The Virginia-based nonprofit organisation have shared an open letter written to the President and the CEO of the Motion Picture Academy (Oscars).
- READ MORE: ‘Borat Subsequent Moviefilm’ review: how the controversial Kazakh journalist got woke
“The Kazakh American community, alongside the worldwide Kazakh community, request that the Academy of Motion Picture Arts and Sciences publicly bar Borat Subsequent Moviefilm from Oscar consideration due to the film’s promotion of whitewashing, ethnic stereotyping, racism, cultural appropriation, and xenophobia,” the letter begins.
The KAA, whose aim is to “preserve and promote” Kazakh culture in the United States, added: “The Kazakh community worldwide is underrepresented and inherently vulnerable. Our nation is still recovering from an oppressive colonial past, which is why we do not have substantial media representation.
“Sacha Baron Cohen understands this fact and exploits Kazakhstan by hijacking our ethnic identity, whitewashing us by portraying us as Eastern Europeans, and inciting harassment toward Kazakh people worldwide. Our people report countless cases of sexual and physical harassment as well as bullying due to the Borat franchise.”

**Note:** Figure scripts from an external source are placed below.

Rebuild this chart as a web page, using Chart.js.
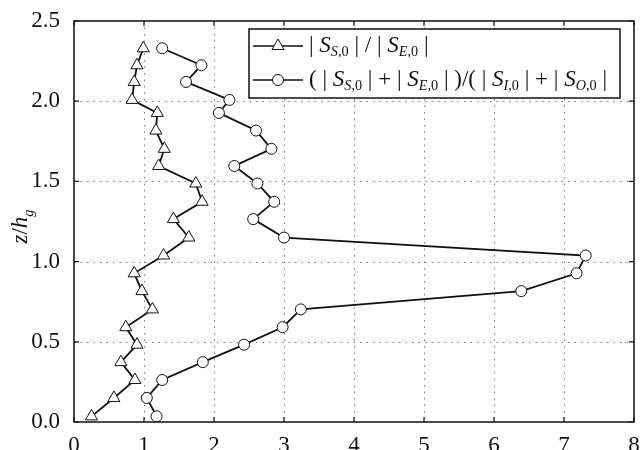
<!DOCTYPE html>
<html>
<head>
<meta charset="utf-8">
<script src="https://cdn.jsdelivr.net/npm/chart.js@4"></script>
<style>
  html, body { margin: 0; padding: 0; background: #fff; }
  #wrap { width: 644px; height: 450px; position: relative; }
  #chart { position: absolute; left: 0; top: 0; }
  .preload { position: absolute; left: 0; top: 0; color: transparent;
             font: 23px "Liberation Serif"; white-space: nowrap; }
</style>
</head>
<body>
<div id="wrap">
  <div class="preload">2.5 z/h <i>S z/h g</i></div>
  <canvas id="chart" width="644" height="450"></canvas>
</div>
<script>
// heights z/h_g shared by both profiles
const zLevels = [0.035, 0.15, 0.262, 0.373, 0.482, 0.591, 0.702, 0.816, 0.927, 1.038, 1.15,
                 1.265, 1.373, 1.487, 1.596, 1.703, 1.817, 1.927, 2.008, 2.12, 2.224, 2.33];
// |S_S,0| / |S_E,0|
const ratioSE = [0.25, 0.57, 0.87, 0.67, 0.90, 0.74, 1.12, 0.97, 0.86, 1.28, 1.64,
                 1.42, 1.83, 1.74, 1.21, 1.29, 1.17, 1.19, 0.83, 0.86, 0.90, 0.99];
// (|S_S,0|+|S_E,0|)/(|S_I,0|+|S_O,0|)
const ratioSum = [1.18, 1.04, 1.26, 1.84, 2.43, 2.98, 3.24, 6.39, 7.18, 7.31, 3.0,
                  2.56, 2.86, 2.62, 2.29, 2.82, 2.6, 2.07, 2.22, 1.6, 1.82, 1.26];
const xTicks = [0, 1, 2, 3, 4, 5, 6, 7, 8];
const yTicks = [0, 0.5, 1.0, 1.5, 2.0, 2.5];

// legend labels as rich text segments (i = italic, s = subscript)
const legendLabels = [
  [{t: '| '}, {t: 'S', i: 1}, {t: 'S', i: 1, s: 1}, {t: ',0', s: 1}, {t: ' | / | '},
   {t: 'S', i: 1}, {t: 'E', i: 1, s: 1}, {t: ',0', s: 1}, {t: ' |'}],
  [{t: '( | '}, {t: 'S', i: 1}, {t: 'S', i: 1, s: 1}, {t: ',0', s: 1}, {t: ' | + | '},
   {t: 'S', i: 1}, {t: 'E', i: 1, s: 1}, {t: ',0', s: 1}, {t: ' | )/( | '},
   {t: 'S', i: 1}, {t: 'I', i: 1, s: 1}, {t: ',0', s: 1}, {t: ' | + | '},
   {t: 'S', i: 1}, {t: 'O', i: 1, s: 1}, {t: ',0', s: 1}, {t: ' |'}]
];
const yTitle = [{t: 'z', i: 1}, {t: '/'}, {t: 'h', i: 1}, {t: 'g', i: 1, s: 1}];

const FONT = '"Liberation Serif"';

function drawRich(ctx, x, y, segs, size) {
  let cx = x;
  segs.forEach(sg => {
    const sz = sg.s ? size * 0.62 : size;
    ctx.font = (sg.i ? 'italic ' : '') + sz + 'px ' + FONT;
    ctx.fillText(sg.t, cx, sg.s ? y + size * 0.28 : y);
    cx += ctx.measureText(sg.t).width;
  });
  return cx - x;
}

const decorPlugin = {
  id: 'decor',
  beforeDatasetsDraw(chart) {
    // dotted grid
    const ctx = chart.ctx;
    const a = chart.chartArea;
    const xs = chart.scales.x, ys = chart.scales.y;
    ctx.save();
    ctx.strokeStyle = '#777';
    ctx.lineWidth = 1;
    ctx.setLineDash([1.5, 5]);
    ctx.beginPath();
    xTicks.slice(1, -1).forEach(v => {
      const px = Math.round(xs.getPixelForValue(v)) + 0.5;
      ctx.moveTo(px, a.top); ctx.lineTo(px, a.bottom);
    });
    yTicks.slice(1, -1).forEach(v => {
      const py = Math.round(ys.getPixelForValue(v)) + 0.5;
      ctx.moveTo(a.left, py); ctx.lineTo(a.right, py);
    });
    ctx.stroke();
    ctx.restore();
  },
  afterDatasetsDraw(chart) {
    const ctx = chart.ctx;
    const a = chart.chartArea;
    const xs = chart.scales.x, ys = chart.scales.y;
    ctx.save();
    ctx.strokeStyle = '#111';
    ctx.lineWidth = 1.5;
    ctx.strokeRect(a.left, a.top, a.right - a.left, a.bottom - a.top);
    // inside ticks
    ctx.lineWidth = 1.2;
    ctx.beginPath();
    xTicks.forEach(v => {
      const px = xs.getPixelForValue(v);
      ctx.moveTo(px, a.bottom); ctx.lineTo(px, a.bottom - 5);
      ctx.moveTo(px, a.top); ctx.lineTo(px, a.top + 5);
    });
    yTicks.forEach(v => {
      const py = ys.getPixelForValue(v);
      ctx.moveTo(a.left, py); ctx.lineTo(a.left + 5, py);
      ctx.moveTo(a.right, py); ctx.lineTo(a.right - 5, py);
    });
    ctx.stroke();

    // y axis title, rotated
    ctx.fillStyle = '#111';
    ctx.textBaseline = 'alphabetic';
    ctx.translate(27, (a.top + a.bottom) / 2 + 22);
    ctx.rotate(-Math.PI / 2);
    drawRich(ctx, 0, 0, yTitle, 23);
    ctx.restore();

    // legend box
    ctx.save();
    const bx = 249, by = 29, bw = 371, bh = 69;
    ctx.fillStyle = '#fff';
    ctx.fillRect(bx, by, bw, bh);
    ctx.strokeStyle = '#111';
    ctx.lineWidth = 1.5;
    ctx.strokeRect(bx, by, bw, bh);
    const rows = [46, 80];
    chart.data.datasets.forEach((ds, k) => {
      const ry = rows[k];
      ctx.strokeStyle = '#111';
      ctx.lineWidth = 1.6;
      ctx.beginPath();
      ctx.moveTo(bx + 4, ry); ctx.lineTo(bx + 54, ry);
      ctx.stroke();
      ctx.fillStyle = '#fff';
      ctx.lineWidth = 1;
      Chart.helpers.drawPoint(ctx, {
        pointStyle: ds.pointStyle, radius: ds.pointRadius, borderWidth: 1
      }, bx + 29, ry);
      ctx.fillStyle = '#111';
      ctx.textBaseline = 'middle';
      drawRich(ctx, bx + 60, ry, legendLabels[k], 23);
    });
    ctx.restore();
  }
};

function build() {
  new Chart(document.getElementById('chart'), {
    type: 'scatter',
    data: {
      datasets: [
        {
          label: '|SS,0|/|SE,0|',
          data: zLevels.map((z, i) => ({x: ratioSE[i], y: z})),
          showLine: true,
          borderColor: '#111',
          borderWidth: 1.8,
          pointStyle: 'triangle',
          pointRadius: 7,
          pointBackgroundColor: '#fff',
          pointBorderColor: '#111',
          pointBorderWidth: 1
        },
        {
          label: '(|SS,0|+|SE,0|)/(|SI,0|+|SO,0|)',
          data: zLevels.map((z, i) => ({x: ratioSum[i], y: z})),
          showLine: true,
          borderColor: '#111',
          borderWidth: 1.8,
          pointStyle: 'circle',
          pointRadius: 5.5,
          pointBackgroundColor: '#fff',
          pointBorderColor: '#111',
          pointBorderWidth: 1
        }
      ]
    },
    options: {
      responsive: false,
      animation: false,
      layout: { padding: { top: 21, right: 10, left: 0, bottom: 0 } },
      plugins: { legend: { display: false }, tooltip: { enabled: false } },
      scales: {
        x: {
          type: 'linear', min: 0, max: 8,
          afterFit: s => { s.height = 28; },
          afterBuildTicks: s => { s.ticks = xTicks.map(v => ({value: v})); },
          grid: { display: false },
          border: { display: false },
          ticks: { color: '#111', padding: 2, font: { family: FONT, size: 23 } }
        },
        y: {
          type: 'linear', min: 0, max: 2.5,
          afterFit: s => { s.width = 74; },
          afterBuildTicks: s => { s.ticks = yTicks.map(v => ({value: v})); },
          grid: { display: false },
          border: { display: false },
          ticks: { color: '#111', padding: 6, font: { family: FONT, size: 23 },
                   callback: v => v.toFixed(1) }
        }
      }
    },
    plugins: [decorPlugin]
  });
}

document.fonts.ready.then(() => setTimeout(build, 30));
</script>
</body>
</html>
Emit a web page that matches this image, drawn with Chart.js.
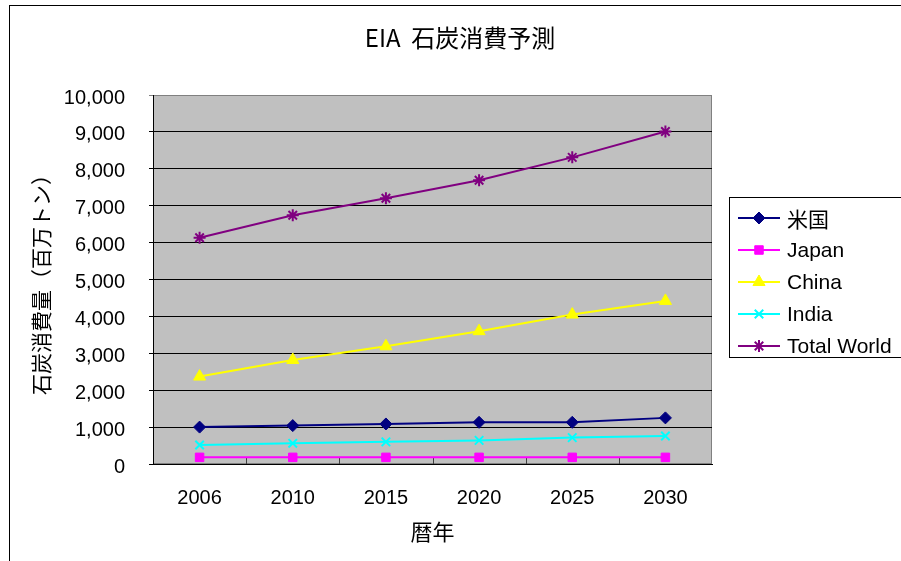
<!DOCTYPE html>
<html>
<head>
<meta charset="utf-8">
<title>EIA 石炭消費予測</title>
<script src="https://cdn.jsdelivr.net/npm/chart.js@4/dist/chart.umd.min.js"></script>
<style>
  html, body { margin: 0; padding: 0; background: #fff; }
  canvas { display: block; }
</style>
</head>
<body>
<canvas id="coalChart" width="901" height="561"></canvas>
<script>
// Data (million tonnes)
const years = ['2006', '2010', '2015', '2020', '2025', '2030'];
const usa = [1000, 1040, 1085, 1130, 1130, 1250];
const japan = [180, 180, 180, 180, 180, 180];
const china = [2370, 2820, 3190, 3600, 4050, 4420];
const india = [515, 560, 600, 640, 715, 760];
const world = [6130, 6740, 7200, 7690, 8310, 9010];

const seriesNames = ['米国', 'Japan', 'China', 'India', 'Total World'];
const seriesColors = ['#000080', '#FF00FF', '#FFFF00', '#00FFFF', '#800080'];
const seriesMarkers = ['rectRot', 'rect', 'triangle', 'crossRot', 'star'];

const yTicks = { min: 0, max: 10000, step: 1000 };

const latin = '"Liberation Sans", Arial, sans-serif';
const cjk = '"Noto Sans CJK JP", "Noto Sans", sans-serif';

function makeDataset(i, values) {
    return {
        label: seriesNames[i],
        data: values,
        borderColor: seriesColors[i],
        backgroundColor: seriesColors[i],
        borderWidth: 2,
        pointStyle: seriesMarkers[i],
        pointRadius: seriesMarkers[i] === 'triangle' ? 7 : 6,
        pointBorderWidth: seriesMarkers[i] === 'crossRot' || seriesMarkers[i] === 'star' ? 2 : 1,
        pointBackgroundColor: seriesColors[i],
        pointBorderColor: seriesColors[i],
        tension: 0
    };
}

// Frame, plot background, title and boxed legend
const decorations = {
    id: 'decorations',
    beforeDraw(chart) {
        const { ctx, chartArea: a } = chart;
        ctx.save();
        ctx.fillStyle = '#fff';
        ctx.fillRect(0, 0, chart.width, chart.height);
        ctx.strokeStyle = '#000';
        ctx.lineWidth = 1;
        ctx.strokeRect(9.5, 5.5, chart.width + 20, chart.height + 20);
        ctx.fillStyle = '#C0C0C0';
        ctx.fillRect(a.left, a.top, a.right - a.left, a.bottom - a.top);
        ctx.strokeStyle = '#808080';
        ctx.strokeRect(a.left + 0.5, a.top + 0.5, a.right - a.left - 1, a.bottom - a.top - 1);

        ctx.fillStyle = '#000';
        ctx.font = '24px ' + cjk;
        ctx.textAlign = 'center';
        ctx.textBaseline = 'middle';
        ctx.fillText('EIA  石炭消費予測', 460, 38);
        ctx.restore();
    },
    beforeDatasetsDraw(chart) {
        // short tick marks between categories, pointing up into the plot
        const { ctx, chartArea: a } = chart;
        const x = chart.scales.x;
        ctx.save();
        ctx.strokeStyle = '#404040';
        ctx.lineWidth = 1;
        ctx.beginPath();
        for (let i = 0; i < years.length - 1; i++) {
            const px = Math.round((x.getPixelForTick(i) + x.getPixelForTick(i + 1)) / 2) + 0.5;
            ctx.moveTo(px, a.bottom);
            ctx.lineTo(px, a.bottom - 6);
        }
        ctx.stroke();
        ctx.restore();
    },
    afterDraw(chart) {
        const { ctx } = chart;
        ctx.save();
        ctx.fillStyle = '#fff';
        ctx.fillRect(729, 197, 200, 161);
        ctx.strokeStyle = '#000';
        ctx.lineWidth = 1;
        ctx.strokeRect(729.5, 197.5, 200, 160);

        chart.data.datasets.forEach((ds, i) => {
            const y = 218 + i * 32;
            ctx.strokeStyle = ds.borderColor;
            ctx.fillStyle = ds.backgroundColor;
            ctx.lineWidth = 2;
            ctx.beginPath();
            ctx.moveTo(738, y);
            ctx.lineTo(780, y);
            ctx.stroke();
            if (Chart.helpers && Chart.helpers.drawPoint) {
                ctx.lineWidth = ds.pointBorderWidth;
                Chart.helpers.drawPoint(ctx, {
                    pointStyle: ds.pointStyle,
                    radius: ds.pointRadius,
                    rotation: 0,
                    borderWidth: ds.pointBorderWidth
                }, 759, y);
            }
            ctx.fillStyle = '#000';
            ctx.font = '21px ' + (i === 0 ? cjk : latin);
            ctx.textAlign = 'left';
            ctx.textBaseline = 'middle';
            ctx.fillText(ds.label, 787, y + 1);
        });
        ctx.restore();
    }
};

new Chart(document.getElementById('coalChart').getContext('2d'), {
    type: 'line',
    data: {
        labels: years,
        datasets: [
            makeDataset(0, usa),
            makeDataset(1, japan),
            makeDataset(2, china),
            makeDataset(3, india),
            makeDataset(4, world)
        ]
    },
    options: {
        responsive: false,
        animation: false,
        layout: { padding: { left: 10, right: 189, top: 95, bottom: 10 } },
        plugins: {
            legend: { display: false },
            title: { display: false },
            tooltip: { enabled: false }
        },
        scales: {
            x: {
                offset: true,
                afterFit: s => { s.height = 87; },
                grid: { drawOnChartArea: false, drawTicks: false, offset: true },
                border: { display: true, color: '#000', width: 1 },
                ticks: {
                    color: '#000',
                    padding: 22,
                    font: { family: latin, size: 20 }
                },
                title: {
                    display: true,
                    text: '暦年',
                    color: '#000',
                    font: { family: cjk, size: 22 },
                    padding: { top: 0, bottom: 6 }
                }
            },
            y: {
                min: yTicks.min,
                max: yTicks.max,
                afterFit: s => { s.width = 143; },
                grid: {
                    color: c => (c.tick && c.tick.value === yTicks.max ? '#808080' : '#000'),
                    lineWidth: 1,
                    tickLength: 4
                },
                border: { display: true, color: '#000', width: 1 },
                ticks: {
                    stepSize: yTicks.step,
                    color: '#000',
                    padding: 24,
                    labelOffset: 3,
                    font: { family: latin, size: 20 },
                    callback: v => v.toLocaleString('en-US')
                },
                title: {
                    display: true,
                    text: '石炭消費量（百万トン）',
                    color: '#000',
                    font: { family: cjk, size: 21 },
                    padding: { top: 18, bottom: 0 }
                }
            }
        }
    },
    plugins: [decorations]
});
</script>
</body>
</html>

The organisation have also asked the Golden Globes, Directors Guild of America Awards and the British Academy of Film and Television Arts Awards (BAFTAs) to remove Borat 2 from the list of eligible films. Read the letter in full here.
Addressing the controversy around the new film in a recent interview with The New York Times, Sacha Baron Cohen said:
“This is a comedy, and the Kazakhstan in the film has nothing to do with the real country. I chose Kazakhstan because it was a place that almost nobody in the U.S. knew anything about, which allowed us to create a wild, comedic, fake world.
“The real Kazakhstan is a beautiful country with a modern, proud society — the opposite of Borat’s version.”
In other news, a number of Borat 2 posters have been removed from buses across Paris following criticism from the Muslim community.
The posters, which see Sacha Baron Cohen’s comedy character wearing a surgical mask as a mankini and a ring engraved with the word “Allah” in Arabic, were called “provocative” and “lacking respect” for Islam.
Elsewhere, a lawsuit filed against Amazon Prime Video and the creators of the new Borat film by a Holocaust survivor’s estate has been dismissed.
The estate of Judith Dim Evans was protesting the use of an interview recorded between creator Sacha Baron Cohen and Evans, which discussed her experience in the Holocaust, saying that Evans didn’t know she was appearing in a satire.